Reproduce every line of the material below, but drop the pictures.

╔══

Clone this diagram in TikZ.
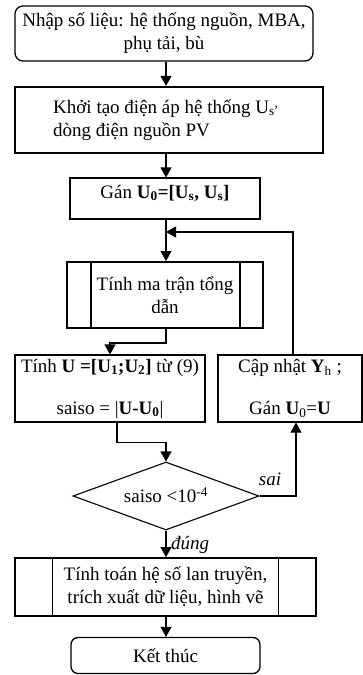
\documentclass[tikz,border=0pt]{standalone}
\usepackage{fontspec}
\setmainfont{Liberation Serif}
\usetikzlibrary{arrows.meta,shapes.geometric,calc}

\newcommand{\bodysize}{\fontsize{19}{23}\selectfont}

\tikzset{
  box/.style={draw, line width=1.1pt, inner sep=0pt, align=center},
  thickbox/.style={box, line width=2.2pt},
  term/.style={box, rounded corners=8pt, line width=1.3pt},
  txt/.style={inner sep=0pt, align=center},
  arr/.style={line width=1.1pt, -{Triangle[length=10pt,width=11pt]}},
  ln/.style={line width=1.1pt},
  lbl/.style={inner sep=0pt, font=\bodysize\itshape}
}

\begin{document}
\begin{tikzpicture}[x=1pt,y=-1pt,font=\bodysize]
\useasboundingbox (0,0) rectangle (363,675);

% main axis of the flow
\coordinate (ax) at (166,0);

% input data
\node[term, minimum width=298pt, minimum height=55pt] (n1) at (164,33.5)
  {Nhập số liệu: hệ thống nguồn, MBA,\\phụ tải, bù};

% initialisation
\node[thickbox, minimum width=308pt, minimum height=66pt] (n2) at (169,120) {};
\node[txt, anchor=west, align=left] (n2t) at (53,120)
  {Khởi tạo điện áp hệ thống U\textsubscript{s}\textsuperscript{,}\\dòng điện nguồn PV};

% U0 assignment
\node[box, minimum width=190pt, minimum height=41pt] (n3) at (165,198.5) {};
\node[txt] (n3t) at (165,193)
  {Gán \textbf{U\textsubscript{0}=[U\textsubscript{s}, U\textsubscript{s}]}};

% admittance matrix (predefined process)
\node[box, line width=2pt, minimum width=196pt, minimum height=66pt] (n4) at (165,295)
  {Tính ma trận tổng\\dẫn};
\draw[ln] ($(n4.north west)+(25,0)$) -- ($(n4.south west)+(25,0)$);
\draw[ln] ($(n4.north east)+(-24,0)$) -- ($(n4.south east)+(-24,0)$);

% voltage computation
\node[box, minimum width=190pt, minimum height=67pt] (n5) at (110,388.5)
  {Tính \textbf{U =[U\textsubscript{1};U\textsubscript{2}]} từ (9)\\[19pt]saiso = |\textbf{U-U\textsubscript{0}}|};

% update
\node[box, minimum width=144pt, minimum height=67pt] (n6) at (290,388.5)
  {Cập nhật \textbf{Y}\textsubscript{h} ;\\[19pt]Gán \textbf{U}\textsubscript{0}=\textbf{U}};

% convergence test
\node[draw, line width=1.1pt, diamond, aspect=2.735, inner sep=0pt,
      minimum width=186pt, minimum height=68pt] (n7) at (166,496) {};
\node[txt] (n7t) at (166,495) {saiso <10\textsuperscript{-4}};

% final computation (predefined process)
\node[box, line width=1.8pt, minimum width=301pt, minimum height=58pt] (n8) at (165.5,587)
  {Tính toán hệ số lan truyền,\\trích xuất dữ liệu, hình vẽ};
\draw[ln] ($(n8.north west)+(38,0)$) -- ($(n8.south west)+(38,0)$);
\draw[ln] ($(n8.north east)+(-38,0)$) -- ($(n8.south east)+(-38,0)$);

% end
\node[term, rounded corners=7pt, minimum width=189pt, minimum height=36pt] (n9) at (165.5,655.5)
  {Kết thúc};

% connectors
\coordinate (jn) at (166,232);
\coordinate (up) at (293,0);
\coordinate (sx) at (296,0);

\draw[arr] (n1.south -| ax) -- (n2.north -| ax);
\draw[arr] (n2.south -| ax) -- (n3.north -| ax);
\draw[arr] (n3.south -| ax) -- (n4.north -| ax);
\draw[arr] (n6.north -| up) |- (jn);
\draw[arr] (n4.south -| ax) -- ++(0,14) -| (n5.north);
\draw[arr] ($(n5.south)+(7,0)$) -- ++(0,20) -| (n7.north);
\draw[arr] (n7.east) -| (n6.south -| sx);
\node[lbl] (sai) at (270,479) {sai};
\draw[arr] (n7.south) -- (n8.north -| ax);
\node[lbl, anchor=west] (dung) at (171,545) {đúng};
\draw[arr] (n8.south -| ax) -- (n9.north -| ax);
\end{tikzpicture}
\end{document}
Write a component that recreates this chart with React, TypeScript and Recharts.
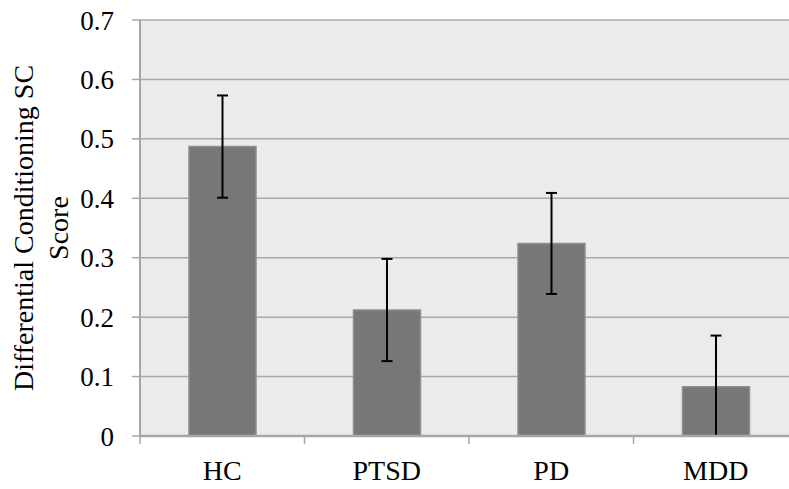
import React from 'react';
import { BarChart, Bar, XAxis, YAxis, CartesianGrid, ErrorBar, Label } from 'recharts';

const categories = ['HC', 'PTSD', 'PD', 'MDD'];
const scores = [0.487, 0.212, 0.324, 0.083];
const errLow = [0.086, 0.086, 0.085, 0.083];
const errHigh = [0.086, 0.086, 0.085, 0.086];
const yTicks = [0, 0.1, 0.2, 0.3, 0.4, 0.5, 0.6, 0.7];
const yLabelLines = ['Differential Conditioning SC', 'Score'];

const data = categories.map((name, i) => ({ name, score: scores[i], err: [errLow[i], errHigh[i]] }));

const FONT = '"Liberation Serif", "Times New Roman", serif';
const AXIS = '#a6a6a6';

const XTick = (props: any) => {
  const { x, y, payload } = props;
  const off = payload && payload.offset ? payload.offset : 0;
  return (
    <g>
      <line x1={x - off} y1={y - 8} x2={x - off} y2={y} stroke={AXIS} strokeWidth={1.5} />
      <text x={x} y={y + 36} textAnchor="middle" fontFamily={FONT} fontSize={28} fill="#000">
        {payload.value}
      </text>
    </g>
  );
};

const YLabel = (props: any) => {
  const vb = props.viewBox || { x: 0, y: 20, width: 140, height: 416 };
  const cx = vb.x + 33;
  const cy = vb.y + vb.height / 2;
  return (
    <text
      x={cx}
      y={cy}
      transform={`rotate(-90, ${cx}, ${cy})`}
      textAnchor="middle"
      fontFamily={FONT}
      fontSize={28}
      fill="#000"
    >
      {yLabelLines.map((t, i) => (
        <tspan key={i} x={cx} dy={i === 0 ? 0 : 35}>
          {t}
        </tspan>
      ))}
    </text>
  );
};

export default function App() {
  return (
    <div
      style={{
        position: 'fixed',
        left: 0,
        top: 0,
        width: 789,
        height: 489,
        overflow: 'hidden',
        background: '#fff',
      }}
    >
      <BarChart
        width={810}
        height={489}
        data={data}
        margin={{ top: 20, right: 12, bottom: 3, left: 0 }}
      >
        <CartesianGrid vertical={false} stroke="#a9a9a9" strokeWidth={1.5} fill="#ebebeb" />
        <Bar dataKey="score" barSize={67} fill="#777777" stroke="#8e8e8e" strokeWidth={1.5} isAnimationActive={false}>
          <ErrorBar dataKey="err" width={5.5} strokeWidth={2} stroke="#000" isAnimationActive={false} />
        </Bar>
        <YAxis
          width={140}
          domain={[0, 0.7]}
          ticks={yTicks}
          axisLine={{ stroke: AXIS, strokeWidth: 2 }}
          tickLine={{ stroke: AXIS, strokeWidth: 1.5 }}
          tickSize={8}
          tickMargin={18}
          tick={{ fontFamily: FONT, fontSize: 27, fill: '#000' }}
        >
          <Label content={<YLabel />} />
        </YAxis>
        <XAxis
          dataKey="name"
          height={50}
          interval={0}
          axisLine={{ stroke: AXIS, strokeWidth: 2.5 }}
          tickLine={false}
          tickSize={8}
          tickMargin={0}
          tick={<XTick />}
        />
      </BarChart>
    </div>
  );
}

╚══

### RESPONSE TO THIS EXERCISE
Clone this diagram in TikZ.
\documentclass[tikz,border=0pt]{standalone}
\usepackage{fontspec}
\setmainfont{Liberation Serif}
\usetikzlibrary{arrows.meta,shapes.geometric,calc}

\newcommand{\bodysize}{\fontsize{19}{23}\selectfont}

\tikzset{
  box/.style={draw, line width=1.1pt, inner sep=0pt, align=center},
  thickbox/.style={box, line width=2.2pt},
  term/.style={box, rounded corners=8pt, line width=1.3pt},
  txt/.style={inner sep=0pt, align=center},
  arr/.style={line width=1.1pt, -{Triangle[length=10pt,width=11pt]}},
  ln/.style={line width=1.1pt},
  lbl/.style={inner sep=0pt, font=\bodysize\itshape}
}

\begin{document}
\begin{tikzpicture}[x=1pt,y=-1pt,font=\bodysize]
\useasboundingbox (0,0) rectangle (363,675);

% main axis of the flow
\coordinate (ax) at (166,0);

% input data
\node[term, minimum width=298pt, minimum height=55pt] (n1) at (164,33.5)
  {Nhập số liệu: hệ thống nguồn, MBA,\\phụ tải, bù};

% initialisation
\node[thickbox, minimum width=308pt, minimum height=66pt] (n2) at (169,120) {};
\node[txt, anchor=west, align=left] (n2t) at (53,120)
  {Khởi tạo điện áp hệ thống U\textsubscript{s}\textsuperscript{,}\\dòng điện nguồn PV};

% U0 assignment
\node[box, minimum width=190pt, minimum height=41pt] (n3) at (165,198.5) {};
\node[txt] (n3t) at (165,193)
  {Gán \textbf{U\textsubscript{0}=[U\textsubscript{s}, U\textsubscript{s}]}};

% admittance matrix (predefined process)
\node[box, line width=2pt, minimum width=196pt, minimum height=66pt] (n4) at (165,295)
  {Tính ma trận tổng\\dẫn};
\draw[ln] ($(n4.north west)+(25,0)$) -- ($(n4.south west)+(25,0)$);
\draw[ln] ($(n4.north east)+(-24,0)$) -- ($(n4.south east)+(-24,0)$);

% voltage computation
\node[box, minimum width=190pt, minimum height=67pt] (n5) at (110,388.5)
  {Tính \textbf{U =[U\textsubscript{1};U\textsubscript{2}]} từ (9)\\[19pt]saiso = |\textbf{U-U\textsubscript{0}}|};

% update
\node[box, minimum width=144pt, minimum height=67pt] (n6) at (290,388.5)
  {Cập nhật \textbf{Y}\textsubscript{h} ;\\[19pt]Gán \textbf{U}\textsubscript{0}=\textbf{U}};

% convergence test
\node[draw, line width=1.1pt, diamond, aspect=2.735, inner sep=0pt,
      minimum width=186pt, minimum height=68pt] (n7) at (166,496) {};
\node[txt] (n7t) at (166,495) {saiso <10\textsuperscript{-4}};

% final computation (predefined process)
\node[box, line width=1.8pt, minimum width=301pt, minimum height=58pt] (n8) at (165.5,587)
  {Tính toán hệ số lan truyền,\\trích xuất dữ liệu, hình vẽ};
\draw[ln] ($(n8.north west)+(38,0)$) -- ($(n8.south west)+(38,0)$);
\draw[ln] ($(n8.north east)+(-38,0)$) -- ($(n8.south east)+(-38,0)$);

% end
\node[term, rounded corners=7pt, minimum width=189pt, minimum height=36pt] (n9) at (165.5,655.5)
  {Kết thúc};

% connectors
\coordinate (jn) at (166,232);
\coordinate (up) at (293,0);
\coordinate (sx) at (296,0);

\draw[arr] (n1.south -| ax) -- (n2.north -| ax);
\draw[arr] (n2.south -| ax) -- (n3.north -| ax);
\draw[arr] (n3.south -| ax) -- (n4.north -| ax);
\draw[arr] (n6.north -| up) |- (jn);
\draw[arr] (n4.south -| ax) -- ++(0,14) -| (n5.north);
\draw[arr] ($(n5.south)+(7,0)$) -- ++(0,20) -| (n7.north);
\draw[arr] (n7.east) -| (n6.south -| sx);
\node[lbl] (sai) at (270,479) {sai};
\draw[arr] (n7.south) -- (n8.north -| ax);
\node[lbl, anchor=west] (dung) at (171,545) {đúng};
\draw[arr] (n8.south -| ax) -- (n9.north -| ax);
\end{tikzpicture}
\end{document}
Write a component that recreates this chart with React, TypeScript and Recharts.
import React from 'react';
import { BarChart, Bar, XAxis, YAxis, CartesianGrid, ErrorBar, Label } from 'recharts';

const categories = ['HC', 'PTSD', 'PD', 'MDD'];
const scores = [0.487, 0.212, 0.324, 0.083];
const errLow = [0.086, 0.086, 0.085, 0.083];
const errHigh = [0.086, 0.086, 0.085, 0.086];
const yTicks = [0, 0.1, 0.2, 0.3, 0.4, 0.5, 0.6, 0.7];
const yLabelLines = ['Differential Conditioning SC', 'Score'];

const data = categories.map((name, i) => ({ name, score: scores[i], err: [errLow[i], errHigh[i]] }));

const FONT = '"Liberation Serif", "Times New Roman", serif';
const AXIS = '#a6a6a6';

const XTick = (props: any) => {
  const { x, y, payload } = props;
  const off = payload && payload.offset ? payload.offset : 0;
  return (
    <g>
      <line x1={x - off} y1={y - 8} x2={x - off} y2={y} stroke={AXIS} strokeWidth={1.5} />
      <text x={x} y={y + 36} textAnchor="middle" fontFamily={FONT} fontSize={28} fill="#000">
        {payload.value}
      </text>
    </g>
  );
};

const YLabel = (props: any) => {
  const vb = props.viewBox || { x: 0, y: 20, width: 140, height: 416 };
  const cx = vb.x + 33;
  const cy = vb.y + vb.height / 2;
  return (
    <text
      x={cx}
      y={cy}
      transform={`rotate(-90, ${cx}, ${cy})`}
      textAnchor="middle"
      fontFamily={FONT}
      fontSize={28}
      fill="#000"
    >
      {yLabelLines.map((t, i) => (
        <tspan key={i} x={cx} dy={i === 0 ? 0 : 35}>
          {t}
        </tspan>
      ))}
    </text>
  );
};

export default function App() {
  return (
    <div
      style={{
        position: 'fixed',
        left: 0,
        top: 0,
        width: 789,
        height: 489,
        overflow: 'hidden',
        background: '#fff',
      }}
    >
      <BarChart
        width={810}
        height={489}
        data={data}
        margin={{ top: 20, right: 12, bottom: 3, left: 0 }}
      >
        <CartesianGrid vertical={false} stroke="#a9a9a9" strokeWidth={1.5} fill="#ebebeb" />
        <Bar dataKey="score" barSize={67} fill="#777777" stroke="#8e8e8e" strokeWidth={1.5} isAnimationActive={false}>
          <ErrorBar dataKey="err" width={5.5} strokeWidth={2} stroke="#000" isAnimationActive={false} />
        </Bar>
        <YAxis
          width={140}
          domain={[0, 0.7]}
          ticks={yTicks}
          axisLine={{ stroke: AXIS, strokeWidth: 2 }}
          tickLine={{ stroke: AXIS, strokeWidth: 1.5 }}
          tickSize={8}
          tickMargin={18}
          tick={{ fontFamily: FONT, fontSize: 27, fill: '#000' }}
        >
          <Label content={<YLabel />} />
        </YAxis>
        <XAxis
          dataKey="name"
          height={50}
          interval={0}
          axisLine={{ stroke: AXIS, strokeWidth: 2.5 }}
          tickLine={false}
          tickSize={8}
          tickMargin={0}
          tick={<XTick />}
        />
      </BarChart>
    </div>
  );
}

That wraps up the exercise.